Sunday, March 6, 2011

Bye Bye Winter Party

We did more than just spend money at Fenway last weekend--we also spent a fun Saturday night with fellow ultimate players (and their kids, unlike a few weekends back).

Now that I have two kids, I genuinely feel sorry for people without kids who welcome us to their house. Inevitably, their houses are nice, tidy homes featuring interesting accent pieces, tables and chairs without marker on them, and small shelving units filled with books, picture frames, and lots of glass objects. They are clearly not prepared for the uninvited unruliness that comes with extending an invitation to a family of four.

Friends Gareth and Sarah saw this first hand a few months back when they had a similar soiree. In some ways this may have been good for them, as they were expecting a new arrival of their own--so I think our crew (and their associates) did an excellent job of showing the parents-to-be the exact places where their house needed to be childproofed.

Now it was Jeff and Marie's turn to have toddler chaos visited upon them. The usual suspects (Jack, Tai, Jesse, Andres) were there, accompanied by their growing number of younger siblings and friends (Ada, Juniper, Celia, April) looking up to them for instruction.

The house didn't stand a chance. Before long, stepped-on Cheerios and Goldfish (the edible Pepperidge Farm type, not the real type) covered the floor. The boys found that the coffee table made for a perfect racing track for the matchbox cars they had brought and they used it as such. I mean, who's the idiot who thought that a coffee table would be a good place to lay out snacks? Best of all, Andres and Jack happened upon a feline car carrier which, in addition to carrying cats, also fit two toddlers perfectly. Fun stuff for the 2-3 year old set.

When not redecorating the place or spreading cat hair all around, Andres had a good time playing with his friends. He helped make a pizza and didn't annoy his sister too much.

Celia had a good time too, though she required a little more supervision--the bookshelves were too interesting, and she was tempted to dislodge book after book after book like she does at home.
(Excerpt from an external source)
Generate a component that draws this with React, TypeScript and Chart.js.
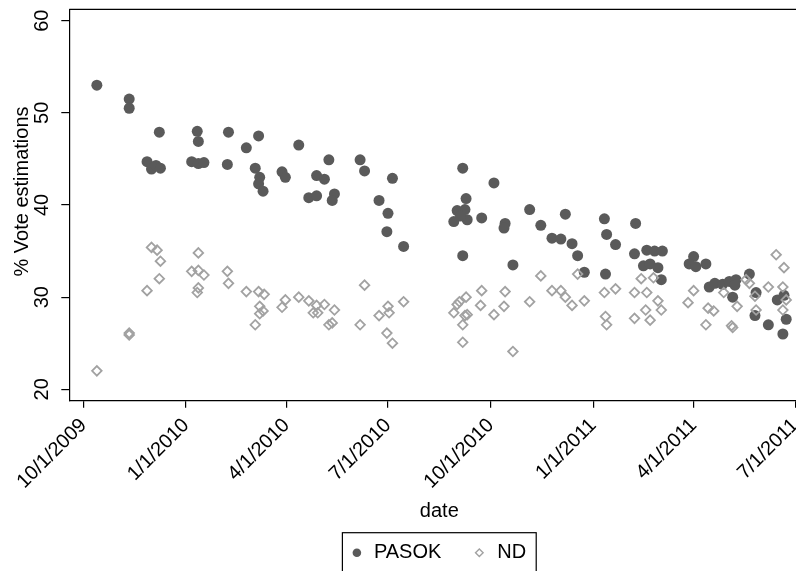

When not reordering books or picking up half-eaten Cheerios from under the rug, she hung out with her brother or played peekabo with the assembled adults.

At some point I noticed that the living room had been taken over by the families and all the single/married-but-not-with-kids were congregating in the kitchen. It was quieter in there, and people could carry on real conversations in consecutive sentences. I think most of my conversations sounded something like this:

"Yeah I'm pretty excited about the Celtics, though--stop; don't do that...this isn't your house--it's tough to know how Shaq and Jermaine will do in June--hey Natalia, should we feed Celia now or later? is she ok?--if they--Andres, I told you not to do that!--if they make it that far."

And that was an interesting sentence. Since we were recently done with the multiple bugs that had infested our house for a couple months, most of my sentences included "poop", "vomit", "nasal congestion" or, for my truly close friends, "enema." I pity the poor people in the kitchen who must have had nothing interesting to talk about.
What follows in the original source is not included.